----- Extracted material -----

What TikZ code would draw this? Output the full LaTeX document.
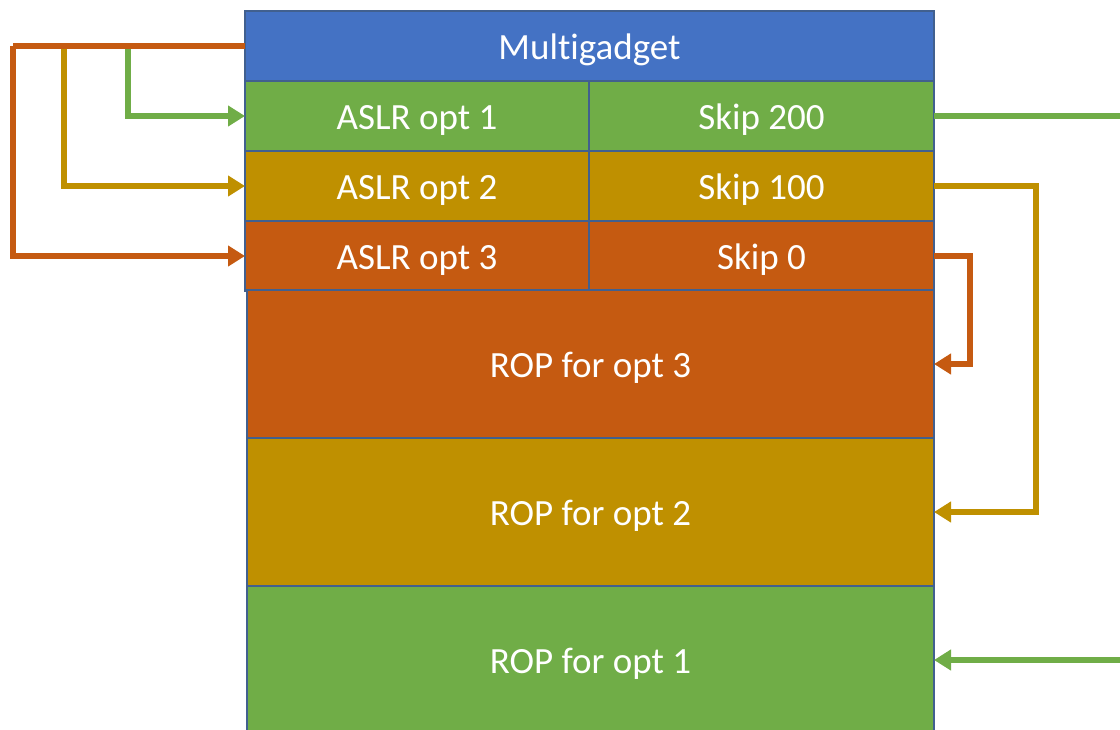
\documentclass[tikz,border=0pt]{standalone}
\usepackage{fontspec}
\setmainfont{Carlito}[Ligatures={NoCommon}]
\usetikzlibrary{arrows.meta}
\definecolor{cblue}{HTML}{4472C4}
\definecolor{cgreen}{HTML}{70AD47}
\definecolor{cgold}{HTML}{BF9000}
\definecolor{corange}{HTML}{C55A11}
\definecolor{cedge}{HTML}{41608F}
\begin{document}
\begin{tikzpicture}[x=1pt,y=-1pt,
  cell/.style={draw=cedge, line width=1.2pt, text=white, inner sep=0pt, outer sep=0pt,
    anchor=north west, text height=30pt, text depth=4pt,
    font=\fontsize{37}{44}\selectfont},
  half/.style={cell, minimum width=344, minimum height=70},
  full/.style={cell, minimum width=687, minimum height=148},
  link/.style={line width=5.5pt, -{Triangle[length=17pt,width=20pt]}},
  wire/.style={line width=5.5pt}]
\useasboundingbox (0,0) rectangle (1120,729);
\clip (0,0) rectangle (1120,729);

% header and the option table
\node[cell, fill=cblue, minimum width=689, minimum height=70] (mg) at (245,11) {Multigadget};
\node[half, fill=cgreen]  (a1) at (245,81)  {ASLR opt 1};
\node[half, fill=cgreen, minimum width=345] (s1) at (589,81)  {Skip 200};
\node[half, fill=cgold]   (a2) at (245,151) {ASLR opt 2};
\node[half, fill=cgold, minimum width=345]  (s2) at (589,151) {Skip 100};
\node[half, fill=corange] (a3) at (245,221) {ASLR opt 3};
\node[half, fill=corange, minimum width=345] (s3) at (589,221) {Skip 0};

% ROP chains
\node[full, fill=corange] (r3) at (247,290) {ROP for opt 3};
\node[full, fill=cgold]   (r2) at (247,438) {ROP for opt 2};
\node[full, fill=cgreen]  (r1) at (247,586) {ROP for opt 1};

% branch points on the left bus
\coordinate (jo) at (13,46);
\coordinate (jg) at (64,46);
\coordinate (jn) at (128,46);

% left: dispatch from the multigadget to each option
\draw[link, cgreen] (jn) |- (a1.west);
\draw[link, cgold]  (jg) |- (a2.west);
\draw[wire, corange] (mg.west) -- (jo);
\draw[link, corange] (jo) |- (a3.west);

% right: skips to the matching ROP chain
\draw[link, cgreen]  (s1.east) -- (1135,116) |- (r1.east);
\draw[link, cgold]   (s2.east) -- (1036,186) |- (r2.east);
\draw[link, corange] (s3.east) -- (970,256) |- (r3.east);
\end{tikzpicture}
\end{document}
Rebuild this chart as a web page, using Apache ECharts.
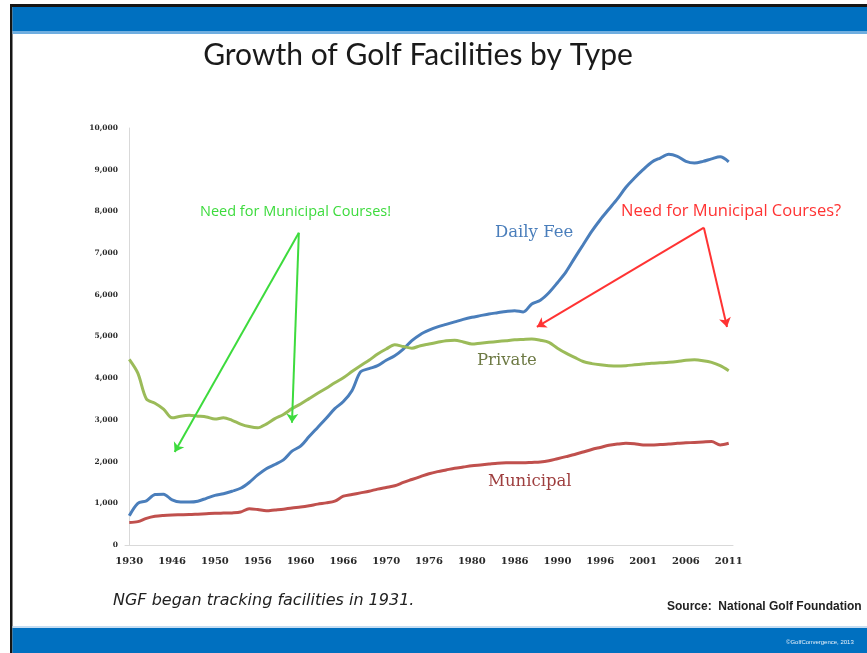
<!DOCTYPE html>
<html>
<head>
<meta charset="utf-8">
<script src="https://cdn.jsdelivr.net/npm/echarts@6/dist/echarts.min.js"></script>
<style>
  html, body { margin: 0; padding: 0; background: #fff; }
  #chart { width: 867px; height: 653px; }
</style>
</head>
<body>
<div id="chart"></div>
<script>
// Axis tick labels (years shown on the category axis)
const tickLabels = ['1930', '1946', '1950', '1956', '1960', '1966', '1970', '1976',
                    '1980', '1986', '1990', '1996', '2001', '2006', '2011'];
// Number of data points between two labelled years
const stepsPerLabel = 5;

// Number of golf facilities by type
const dailyFee = [700, 1000, 1060, 1210, 1220, 1080, 1030, 1030, 1050, 1120,
  1190, 1230, 1290, 1360, 1500, 1680, 1830, 1930, 2040, 2250,
  2370, 2600, 2820, 3040, 3270, 3440, 3700, 4150, 4230, 4300,
  4430, 4540, 4700, 4900, 5050, 5150, 5230, 5290, 5350, 5410,
  5460, 5500, 5540, 5570, 5600, 5620, 5590, 5780, 5870, 6050,
  6290, 6550, 6880, 7200, 7520, 7800, 8050, 8300, 8580, 8800,
  9000, 9180, 9280, 9370, 9320, 9200, 9160, 9200, 9260, 9310, 9190];

const privateCourses = [4450, 4120, 3500, 3400, 3260, 3050, 3090, 3110, 3090, 3070,
  3020, 3050, 2990, 2900, 2840, 2810, 2900, 3030, 3130, 3270,
  3380, 3510, 3640, 3760, 3890, 4010, 4160, 4300, 4430, 4580,
  4700, 4800, 4760, 4720, 4780, 4820, 4860, 4900, 4910, 4870,
  4820, 4840, 4860, 4880, 4900, 4920, 4930, 4940, 4910, 4860,
  4720, 4600, 4500, 4400, 4350, 4320, 4300, 4290, 4300, 4320,
  4340, 4360, 4370, 4380, 4400, 4430, 4440, 4420, 4380, 4300, 4180];

const municipal = [540, 560, 640, 690, 710, 720, 725, 730, 740, 750,
  760, 765, 770, 790, 870, 850, 820, 840, 860, 890,
  910, 940, 980, 1010, 1050, 1170, 1210, 1250, 1290, 1340,
  1380, 1420, 1500, 1570, 1640, 1710, 1760, 1800, 1840, 1870,
  1900, 1920, 1940, 1960, 1970, 1970, 1970, 1980, 1990, 2020,
  2070, 2120, 2170, 2230, 2290, 2340, 2390, 2420, 2440, 2430,
  2400, 2400, 2410, 2420, 2440, 2450, 2460, 2470, 2480, 2400, 2440];

// Callout arrows: [pointIndex, facilities] for the apex and the two tips
const greenApex = [19.8, 7490];
const greenTips = [[5.3, 2230], [19.0, 2930]];
const redApex = [67.1, 7610];
const redTips = [[47.6, 5230], [69.8, 5230]];

// Category list: each labelled year followed by unlabelled intermediate points
const categories = [];
tickLabels.forEach((t, i) => {
  categories.push(t);
  if (i < tickLabels.length - 1) {
    for (let k = 1; k < stepsPerLabel; k++) categories.push('');
  }
});
const lastIndex = categories.length - 1;

const COLORS = { daily: '#4A7EBB', priv: '#9BBB59', muni: '#C0504D',
                 green: '#3DDB3D', red: '#FF3333' };

function arrowLines(apex, tips) {
  return tips.map(t => [{ coord: apex }, { coord: t }]);
}

const chart = echarts.init(document.getElementById('chart'), null, { renderer: 'canvas' });

const option = {
  backgroundColor: '#ffffff',
  animation: false,
  title: {
    text: 'Growth of Golf Facilities by Type',
    left: 413, top: 35, textAlign: 'center',
    textStyle: { fontFamily: 'Lato', fontWeight: 'normal', fontSize: 30, color: '#1a1a1a' }
  },
  grid: { left: 125, right: 134, top: 128, bottom: 108 },
  xAxis: [{
    type: 'category',
    data: categories,
    boundaryGap: true,
    axisLine: { show: true, lineStyle: { color: '#d9d9d9', width: 1 } },
    axisTick: { show: false },
    axisLabel: {
      interval: 0, margin: 11,
      fontFamily: 'DejaVu Serif', fontWeight: 'bold', fontSize: 10, color: '#2a2a2a'
    },
    splitLine: { show: false }
  }, {
    // hidden numeric twin of the category axis, used to place the callout arrows
    type: 'value', show: false,
    min: -0.5, max: lastIndex + 0.5
  }],
  yAxis: {
    type: 'value', min: 0, max: 10000, interval: 1000,
    axisLine: { show: true, lineStyle: { color: '#d9d9d9', width: 1 } },
    axisTick: { show: false },
    splitLine: { show: false },
    axisLabel: {
      margin: 7,
      fontFamily: 'DejaVu Serif', fontWeight: 'bold', fontSize: 7.5, color: '#2a2a2a',
      formatter: v => v.toLocaleString('en-US')
    }
  },
  series: [
    { name: 'Daily Fee', type: 'line', data: dailyFee, smooth: 0.3, showSymbol: false,
      lineStyle: { color: COLORS.daily, width: 3 }, itemStyle: { color: COLORS.daily } },
    { name: 'Private', type: 'line', data: privateCourses, smooth: 0.3, showSymbol: false,
      lineStyle: { color: COLORS.priv, width: 3 }, itemStyle: { color: COLORS.priv } },
    { name: 'Municipal', type: 'line', data: municipal, smooth: 0.3, showSymbol: false,
      lineStyle: { color: COLORS.muni, width: 3 }, itemStyle: { color: COLORS.muni } },
    { name: 'callouts-green', type: 'scatter', xAxisIndex: 1, symbolSize: 0,
      data: [greenApex], silent: true,
      markLine: { silent: true, symbol: ['none', 'arrow'], symbolSize: 9, label: { show: false },
        lineStyle: { color: COLORS.green, width: 2, type: 'solid' },
        data: arrowLines(greenApex, greenTips) } },
    { name: 'callouts-red', type: 'scatter', xAxisIndex: 1, symbolSize: 0,
      data: [redApex], silent: true,
      markLine: { silent: true, symbol: ['none', 'arrow'], symbolSize: 9, label: { show: false },
        lineStyle: { color: COLORS.red, width: 2, type: 'solid' },
        data: arrowLines(redApex, redTips) } }
  ],
  graphic: [
    // slide frame and bands
    { type: 'rect', shape: { x: 10, y: 4, width: 857, height: 3 }, style: { fill: '#151515' } },
    { type: 'rect', shape: { x: 10, y: 4, width: 2.5, height: 649 }, style: { fill: '#151515' } },
    { type: 'rect', shape: { x: 12.5, y: 7, width: 855, height: 24 }, style: { fill: '#0070C0' } },
    { type: 'rect', shape: { x: 12.5, y: 31, width: 855, height: 3 }, style: { fill: '#6FAEE0' } },
    { type: 'rect', shape: { x: 12.5, y: 626, width: 855, height: 2 }, style: { fill: '#C6DDF2' } },
    { type: 'rect', shape: { x: 12.5, y: 628, width: 855, height: 25 }, style: { fill: '#0070C0' } },
    { type: 'text', left: 786, top: 639,
      style: { text: '\u00A9GolfConvergence, 2013', fill: '#e8f1fa', font: '6px "Liberation Sans"' } },
    // series names
    { type: 'text', left: 495, top: 224,
      style: { text: 'Daily Fee', fill: '#4A7EBB', font: '16.5px "DejaVu Serif"' } },
    { type: 'text', left: 477, top: 352,
      style: { text: 'Private', fill: '#6E7A45', font: '16.5px "DejaVu Serif"' } },
    { type: 'text', left: 488, top: 473,
      style: { text: 'Municipal', fill: '#9E3E3E', font: '16.5px "DejaVu Serif"' } },
    // callout captions
    { type: 'text', left: 200, top: 204,
      style: { text: 'Need for Municipal Courses!', fill: COLORS.green, font: '14.5px "Open Sans"' } },
    { type: 'text', left: 621, top: 203,
      style: { text: 'Need for Municipal Courses?', fill: COLORS.red, font: '16.5px "Open Sans"' } },
    // footnotes
    { type: 'text', left: 113, top: 593,
      style: { text: 'NGF began tracking facilities in 1931.', fill: '#222',
               font: 'italic 16px "DejaVu Sans"' } },
    { type: 'text', left: 667, top: 601,
      style: { text: 'Source:  National Golf Foundation', fill: '#222',
               font: 'bold 12px "Liberation Sans"' } }
  ]
};

chart.setOption(option);
</script>
</body>
</html>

-----

• **Task objective**
Report how many lines of the listing above include the word "this". Say nothing but the number.

• **Correct result**
2